Each line of the material must be repeated precisely, with the pictures left out.
— start of Raw data —
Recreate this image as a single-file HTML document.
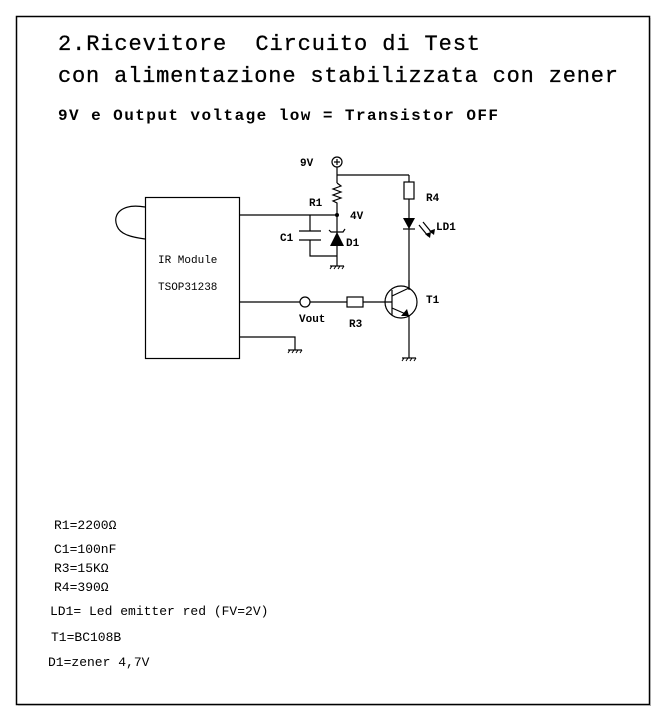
<!DOCTYPE html>
<html><head><meta charset="utf-8"><style>
html,body{margin:0;padding:0;background:#fff;width:666px;height:721px;overflow:hidden}
svg{display:block}
.t{font-family:"Liberation Mono",monospace}
.l{font-family:"Liberation Mono",monospace;font-size:11px;font-weight:bold}
.b{font-family:"Liberation Mono",monospace;font-size:13px}
</style></head><body>
<svg width="666" height="721" viewBox="0 0 666 721">
<rect x="16.5" y="16.5" width="633" height="688" fill="none" stroke="#000" stroke-width="1.5"/>
<line x1="18" y1="705.5" x2="651" y2="705.5" stroke="#aaa"/>
<line x1="650.5" y1="18" x2="650.5" y2="706" stroke="#aaa"/>
<text class="t" x="58" y="50" style="font-size:22px;font-weight:normal;stroke:#000;stroke-width:0.3" textLength="422" xml:space="preserve">2.Ricevitore  Circuito di Test</text>
<text class="t" x="58" y="82" style="font-size:22px;font-weight:normal;stroke:#000;stroke-width:0.3" textLength="560">con alimentazione stabilizzata con zener</text>
<text class="t" x="58" y="120" style="font-size:16px;font-weight:bold" textLength="440">9V e Output voltage low = Transistor OFF</text>
<g fill="none" stroke="#000" stroke-width="1.2">
<rect x="145.5" y="197.5" width="94" height="161"/>
<path d="M145 207 C122 203 112 214 117 226 C120 234 130 237 145 239"/>
<line x1="239" y1="215" x2="337" y2="215"/>
<circle cx="337" cy="162" r="5"/>
<line x1="334" y1="162" x2="340" y2="162"/><line x1="337" y1="159" x2="337" y2="165"/>
<line x1="337" y1="167" x2="337" y2="183"/>
<line x1="337" y1="175" x2="409" y2="175"/>
<polyline points="337,183 341,186 333,189 341,192 333,195 341,198 333,201 337,203 337,215"/>
<line x1="310" y1="215" x2="310" y2="231"/>
<line x1="299" y1="231" x2="321" y2="231"/>
<line x1="299" y1="240" x2="321" y2="240"/>
<polyline points="310,240 310,256 337,256"/>
<line x1="337" y1="215" x2="337" y2="266"/>
<polyline points="329,230 331,232 343,232 345,229"/>
<line x1="409" y1="175" x2="409" y2="182"/>
<rect x="404" y="182" width="10" height="17"/>
<line x1="409" y1="199" x2="409" y2="290"/>
<line x1="403" y1="229" x2="415" y2="229"/>
<line x1="419" y1="225" x2="428" y2="236"/>
<line x1="423" y1="222" x2="432" y2="233"/>
<line x1="239" y1="302" x2="300" y2="302"/>
<circle cx="305" cy="302" r="5"/>
<line x1="310" y1="302" x2="347" y2="302"/>
<rect x="347" y="297" width="16" height="10"/>
<line x1="363" y1="302" x2="392" y2="302"/>
<circle cx="401" cy="302" r="16"/>
<line x1="392" y1="290" x2="392" y2="315"/>
<line x1="392" y1="296" x2="409" y2="288"/>
<line x1="392" y1="308" x2="408" y2="315"/>
<line x1="409" y1="288" x2="409" y2="280"/>
<line x1="409" y1="315" x2="409" y2="358"/>
<polyline points="239,337 295,337 295,350"/>
<line x1="330" y1="266" x2="344" y2="266"/>
<line x1="402" y1="358" x2="416" y2="358"/>
<line x1="288" y1="350" x2="302" y2="350"/>
</g>
<g stroke="#000" stroke-width="1">
<path d="M332 266l-2 3M336 266l-2 3M340 266l-2 3M344 266l-2 3"/>
<path d="M404 358l-2 3M408 358l-2 3M412 358l-2 3M416 358l-2 3"/>
<path d="M290 350l-2 3M294 350l-2 3M298 350l-2 3M302 350l-2 3"/>
</g>
<polygon points="330,246 344,246 337,232" fill="#000"/>
<polygon points="403,218 415,218 409,229" fill="#000"/>
<polygon points="430,238 425,234 431,232" fill="#000"/>
<polygon points="434,235 429,231 435,229" fill="#000"/>
<polygon points="409,316 401,316 407,309" fill="#000"/>
<circle cx="337" cy="215" r="2" fill="#000"/>
<text class="l" x="300" y="166">9V</text>
<text class="l" x="309" y="206">R1</text>
<text class="l" x="350" y="219">4V</text>
<text class="l" x="280" y="241">C1</text>
<text class="l" x="346" y="246">D1</text>
<text class="l" x="426" y="201">R4</text>
<text class="l" x="436" y="230">LD1</text>
<text class="l" x="426" y="303">T1</text>
<text class="l" x="299" y="322">Vout</text>
<text class="l" x="349" y="327">R3</text>
<text class="b" x="158" y="263" style="font-size:11px">IR Module</text>
<text class="b" x="158" y="290" style="font-size:11px">TSOP31238</text>
<text class="b" x="54" y="529">R1=2200Ω</text>
<text class="b" x="54" y="553">C1=100nF</text>
<text class="b" x="54" y="572">R3=15KΩ</text>
<text class="b" x="54" y="591">R4=390Ω</text>
<text class="b" x="50" y="615">LD1= Led emitter red (FV=2V)</text>
<text class="b" x="51" y="641">T1=BC108B</text>
<text class="b" x="48" y="666">D1=zener 4,7V</text>
</svg>
</body></html>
— end of Raw data —
Exercise result —
Recreate this image as a single-file HTML document.
<!DOCTYPE html>
<html><head><meta charset="utf-8"><style>
html,body{margin:0;padding:0;background:#fff;width:666px;height:721px;overflow:hidden}
svg{display:block}
.t{font-family:"Liberation Mono",monospace}
.l{font-family:"Liberation Mono",monospace;font-size:11px;font-weight:bold}
.b{font-family:"Liberation Mono",monospace;font-size:13px}
</style></head><body>
<svg width="666" height="721" viewBox="0 0 666 721">
<rect x="16.5" y="16.5" width="633" height="688" fill="none" stroke="#000" stroke-width="1.5"/>
<line x1="18" y1="705.5" x2="651" y2="705.5" stroke="#aaa"/>
<line x1="650.5" y1="18" x2="650.5" y2="706" stroke="#aaa"/>
<text class="t" x="58" y="50" style="font-size:22px;font-weight:normal;stroke:#000;stroke-width:0.3" textLength="422" xml:space="preserve">2.Ricevitore  Circuito di Test</text>
<text class="t" x="58" y="82" style="font-size:22px;font-weight:normal;stroke:#000;stroke-width:0.3" textLength="560">con alimentazione stabilizzata con zener</text>
<text class="t" x="58" y="120" style="font-size:16px;font-weight:bold" textLength="440">9V e Output voltage low = Transistor OFF</text>
<g fill="none" stroke="#000" stroke-width="1.2">
<rect x="145.5" y="197.5" width="94" height="161"/>
<path d="M145 207 C122 203 112 214 117 226 C120 234 130 237 145 239"/>
<line x1="239" y1="215" x2="337" y2="215"/>
<circle cx="337" cy="162" r="5"/>
<line x1="334" y1="162" x2="340" y2="162"/><line x1="337" y1="159" x2="337" y2="165"/>
<line x1="337" y1="167" x2="337" y2="183"/>
<line x1="337" y1="175" x2="409" y2="175"/>
<polyline points="337,183 341,186 333,189 341,192 333,195 341,198 333,201 337,203 337,215"/>
<line x1="310" y1="215" x2="310" y2="231"/>
<line x1="299" y1="231" x2="321" y2="231"/>
<line x1="299" y1="240" x2="321" y2="240"/>
<polyline points="310,240 310,256 337,256"/>
<line x1="337" y1="215" x2="337" y2="266"/>
<polyline points="329,230 331,232 343,232 345,229"/>
<line x1="409" y1="175" x2="409" y2="182"/>
<rect x="404" y="182" width="10" height="17"/>
<line x1="409" y1="199" x2="409" y2="290"/>
<line x1="403" y1="229" x2="415" y2="229"/>
<line x1="419" y1="225" x2="428" y2="236"/>
<line x1="423" y1="222" x2="432" y2="233"/>
<line x1="239" y1="302" x2="300" y2="302"/>
<circle cx="305" cy="302" r="5"/>
<line x1="310" y1="302" x2="347" y2="302"/>
<rect x="347" y="297" width="16" height="10"/>
<line x1="363" y1="302" x2="392" y2="302"/>
<circle cx="401" cy="302" r="16"/>
<line x1="392" y1="290" x2="392" y2="315"/>
<line x1="392" y1="296" x2="409" y2="288"/>
<line x1="392" y1="308" x2="408" y2="315"/>
<line x1="409" y1="288" x2="409" y2="280"/>
<line x1="409" y1="315" x2="409" y2="358"/>
<polyline points="239,337 295,337 295,350"/>
<line x1="330" y1="266" x2="344" y2="266"/>
<line x1="402" y1="358" x2="416" y2="358"/>
<line x1="288" y1="350" x2="302" y2="350"/>
</g>
<g stroke="#000" stroke-width="1">
<path d="M332 266l-2 3M336 266l-2 3M340 266l-2 3M344 266l-2 3"/>
<path d="M404 358l-2 3M408 358l-2 3M412 358l-2 3M416 358l-2 3"/>
<path d="M290 350l-2 3M294 350l-2 3M298 350l-2 3M302 350l-2 3"/>
</g>
<polygon points="330,246 344,246 337,232" fill="#000"/>
<polygon points="403,218 415,218 409,229" fill="#000"/>
<polygon points="430,238 425,234 431,232" fill="#000"/>
<polygon points="434,235 429,231 435,229" fill="#000"/>
<polygon points="409,316 401,316 407,309" fill="#000"/>
<circle cx="337" cy="215" r="2" fill="#000"/>
<text class="l" x="300" y="166">9V</text>
<text class="l" x="309" y="206">R1</text>
<text class="l" x="350" y="219">4V</text>
<text class="l" x="280" y="241">C1</text>
<text class="l" x="346" y="246">D1</text>
<text class="l" x="426" y="201">R4</text>
<text class="l" x="436" y="230">LD1</text>
<text class="l" x="426" y="303">T1</text>
<text class="l" x="299" y="322">Vout</text>
<text class="l" x="349" y="327">R3</text>
<text class="b" x="158" y="263" style="font-size:11px">IR Module</text>
<text class="b" x="158" y="290" style="font-size:11px">TSOP31238</text>
<text class="b" x="54" y="529">R1=2200Ω</text>
<text class="b" x="54" y="553">C1=100nF</text>
<text class="b" x="54" y="572">R3=15KΩ</text>
<text class="b" x="54" y="591">R4=390Ω</text>
<text class="b" x="50" y="615">LD1= Led emitter red (FV=2V)</text>
<text class="b" x="51" y="641">T1=BC108B</text>
<text class="b" x="48" y="666">D1=zener 4,7V</text>
</svg>
</body></html>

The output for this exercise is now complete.